Semi-Supervised Active Clustering with Weak Oracles
This work addresses the challenge of reducing human effort in clustering tasks for domains requiring expert input, though it appears incremental by extending existing models with weak oracle assumptions.
The paper tackles the problem of semi-supervised active clustering by allowing 'not-sure' answers from weak oracles, proposing algorithms that achieve effective k-means clustering with high probability using a small query complexity, particularly when cluster margins are tight (e.g., γ≈1).
Semi-supervised active clustering (SSAC) utilizes the knowledge of a domain expert to cluster data points by interactively making pairwise "same-cluster" queries. However, it is impractical to ask human oracles to answer every pairwise query. In this paper, we study the influence of allowing "not-sure" answers from a weak oracle and propose algorithms to efficiently handle uncertainties.
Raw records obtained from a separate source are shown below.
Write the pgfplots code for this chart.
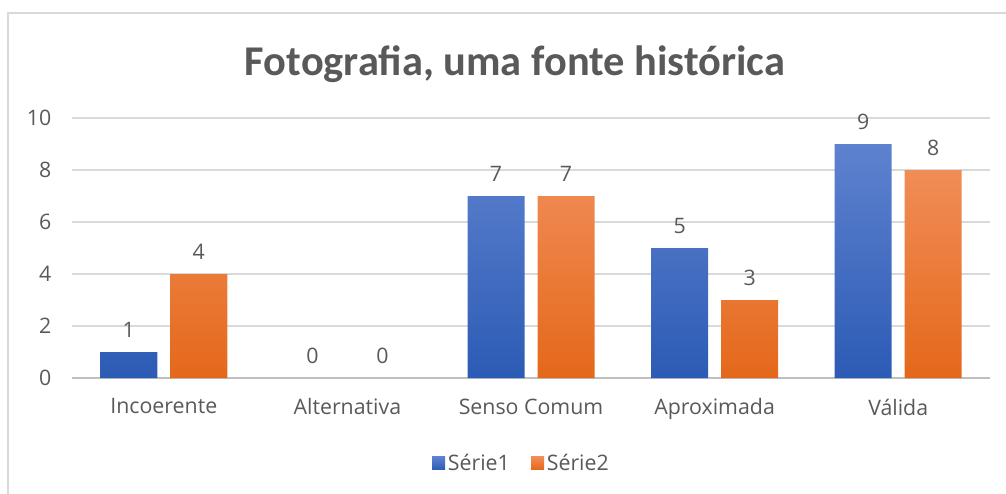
\documentclass[border=0pt]{standalone}
\usepackage{fontspec}
\setmainfont{Open Sans}
\newfontfamily\titlefont{Carlito}
\usepackage{pgfplots}
\pgfplotsset{compat=1.18}
\definecolor{txt}{HTML}{595959}
\definecolor{gridc}{HTML}{D9D9D9}
\definecolor{blueT}{HTML}{5E82CF}
\definecolor{blueB}{HTML}{2C5BB5}
\definecolor{orT}{HTML}{F18D57}
\definecolor{orB}{HTML}{E4681A}
\pgfplotsset{
  mylegend/.style={legend image code/.code={\fill[##1] (-3pt,-4.9pt) rectangle (6.75pt,4.9pt);}},
  lshift/.style={every node near coord/.append style={xshift=#1}},
}
\begin{document}
\begin{tikzpicture}
\useasboundingbox (0,0) rectangle (754.5pt,-369.75pt);
\draw[gridc, line width=1.5pt] (6pt,-380pt) -- (6pt,-9.75pt) -- (760pt,-9.75pt);
\node[font=\titlefont\bfseries\fontsize{31.8}{36}\selectfont, text=txt, anchor=base] at (386.25pt,-56.5pt) {Fotografia, uma fonte histórica};
\begin{axis}[
  at={(54pt,-283.5pt)}, anchor=south west,
  scale only axis, width=688.5pt, height=195pt,
  xmin=-0.5, xmax=4.5, ymin=0, ymax=10,
  xtick={0,...,4}, xticklabels={Incoerente,Alternativa,Senso Comum,Aproximada,Válida},
  ytick={0,2,...,10},
  ymajorgrids, grid style={gridc, line width=1.1pt},
  axis x line*=bottom, axis y line*=left,
  x axis line style={draw=gray!50, line width=1.1pt, -},
  y axis line style={draw=none},
  major tick length=0pt,
  tick label style={font=\fontsize{16}{18}\selectfont, text=txt},
  /pgf/number format/assume math mode=true,
  yticklabel style={xshift=-12pt},
  xticklabel style={yshift=-12pt},
  every node near coord/.append style={font=\fontsize{16}{18}\selectfont, text=txt, yshift=7.5pt},
  legend style={at={(0.49,-0.327)}, anchor=center, draw=none, legend columns=-1,
    font=\fontsize{16}{18}\selectfont, text=txt,
    /tikz/every even column/.append style={column sep=14pt}},
]
\addplot[ybar, bar width=42.75pt, bar shift=-26.25pt, draw=none, top color=blueT, bottom color=blueB, nodes near coords, lshift=-26.25pt, mylegend]
  coordinates {(0,1) (2,7) (3,5) (4,9)};
\addlegendentry{Série1}
\addplot[ybar, bar width=42.75pt, bar shift=26.25pt, draw=none, top color=orT, bottom color=orB, nodes near coords, lshift=26.25pt, mylegend]
  coordinates {(0,4) (2,7) (3,3) (4,8)};
\addlegendentry{Série2}
\addplot[ybar, bar width=42.75pt, bar shift=-26.25pt, draw=none, fill=none, nodes near coords, lshift=-26.25pt, forget plot]
  coordinates {(1,0)};
\addplot[ybar, bar width=42.75pt, bar shift=26.25pt, draw=none, fill=none, nodes near coords, lshift=26.25pt, forget plot]
  coordinates {(1,0)};
\end{axis}
\end{tikzpicture}
\end{document}
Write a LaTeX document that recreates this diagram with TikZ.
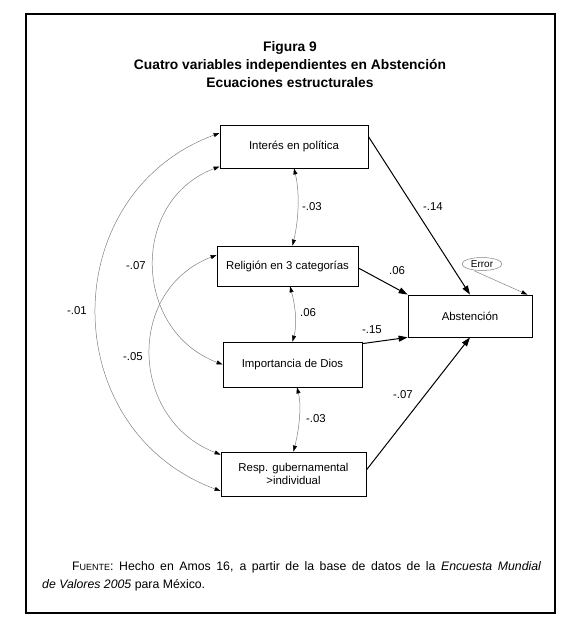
\documentclass[tikz,border=0pt]{standalone}
\usepackage{fontspec}
\setmainfont{Liberation Sans}
\usetikzlibrary{arrows.meta,shapes.geometric}
\begin{document}
\begin{tikzpicture}[x=1pt,y=-1pt,
  var/.style={draw,line width=0.8pt,inner sep=0pt,align=center,font=\fontsize{11.4}{13}\selectfont},
  patharrow/.style={line width=1pt,-{Triangle[length=9pt,width=6pt]}},
  covarrow/.style={draw=gray,line width=0.5pt,{Triangle[length=6pt,width=4pt,color=black]}-{Triangle[length=6pt,width=4pt,color=black]}},
  lab/.style={font=\fontsize{11.4}{13}\selectfont,inner sep=1pt}]
\useasboundingbox (0,0) rectangle (564,620);
\draw[line width=1.2pt] (26,14) rectangle (555,613);

% title
\node[font=\bfseries\fontsize{13.8}{18}\selectfont,align=center] (title) at (290,65)
  {Figura 9\\Cuatro variables independientes en Abstención\\Ecuaciones estructurales};

% variables
\node[var,minimum width=148pt,minimum height=43pt] (int) at (294,146.5) {Interés en política};
\node[var,minimum width=141pt,minimum height=40pt] (rel) at (287.5,266) {Religión en 3 categorías};
\node[var,minimum width=124pt,minimum height=42pt] (abs) at (470,316) {Abstención};
\node[var,minimum width=139pt,minimum height=45pt] (imp) at (292.5,364.5) {Importancia de Dios};
\node[var,minimum width=145pt,minimum height=44pt] (resp) at (293.5,474) {Resp. gubernamental\\>individual};
\node[ellipse,draw=gray,line width=0.5pt,minimum width=40pt,minimum height=13pt,inner sep=0pt,font=\fontsize{10}{12}\selectfont] (err) at (482,264) {Error};

% paths
\draw[patharrow] ([yshift=10pt]int.east) -- (abs.north);
\draw[patharrow] ([yshift=-2pt]rel.east) -- (abs.north west);
\draw[patharrow] ([yshift=-2pt]imp.north east) -- (abs.south west);
\draw[patharrow] ([yshift=4pt]resp.east) -- (abs.south);
\draw[draw=gray,line width=0.5pt,-{Triangle[length=6pt,width=4pt,color=black]}] ([xshift=-8pt]err.south) -- ([xshift=-5pt]abs.north east);

% covariances
\draw[covarrow] (int.south) .. controls +(6,25) and +(6,-25) .. ([xshift=5pt]rel.north);
\draw[covarrow] ([xshift=2.5pt]rel.south) .. controls +(5,18) and +(5,-18) .. (imp.north);
\draw[covarrow] ([xshift=4.5pt]imp.south) .. controls +(5,20) and +(5,-20) .. (resp.north);
\draw[covarrow] ([yshift=13.5pt]int.west) .. controls +(-165,61) and +(-165,-61) .. ([yshift=-17pt]resp.west);
\draw[covarrow] ([yshift=-20pt]int.west) .. controls +(-90,34) and +(-90,-34) .. (imp.west);
\draw[covarrow] ([yshift=11pt]rel.west) .. controls +(-91,35) and +(-91,-35) .. ([yshift=-3pt]resp.north west);

% labels
\node[lab] (l1) at (433,207) {-.14};
\node[lab] (l2) at (397,271) {.06};
\node[lab] (l3) at (372,330) {-.15};
\node[lab] (l4) at (403,395) {-.07};
\node[lab] (l5) at (312,207) {-.03};
\node[lab] (l6) at (308,313) {.06};
\node[lab] (l7) at (316,419) {-.03};
\node[lab] (l8) at (136,266) {-.07};
\node[lab] (l9) at (77,311) {-.01};
\node[lab] (l10) at (133,357) {-.05};

% source
\node[anchor=north west,text width=499pt,align=justify,inner sep=0pt,font=\fontsize{12.3}{18}\selectfont] (src) at (42,561)
  {\hspace*{30pt}F{\fontsize{9}{10}\selectfont UENTE}: Hecho en Amos 16, a partir de la base de datos de la \textit{Encuesta Mundial}\linebreak \textit{de Valores 2005} para México.};
\end{tikzpicture}
\end{document}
Different types of model assumptions are analyzed to cover realistic scenarios of oracle abstraction. In the first model, random-weak oracle, an oracle randomly abstains with a certain probability. We also proposed two distance-weak oracle models which simulate the case of getting confused based on the distance between two points in a pairwise query. For each weak oracle model, we show that a small query complexity is adequate for the effective $k$ means clustering with high probability. Sufficient conditions for the guarantee include a $γ$-margin property of the data, and an existence of a point close to each cluster center. Furthermore, we provide a sample complexity with a reduced effect of the cluster's margin and only a logarithmic dependency on the data dimension. Our results allow significantly less number of same-cluster queries if the margin of the clusters is tight, i.e. $γ\approx 1$. Experimental results on synthetic data show the effective performance of our approach in overcoming uncertainties.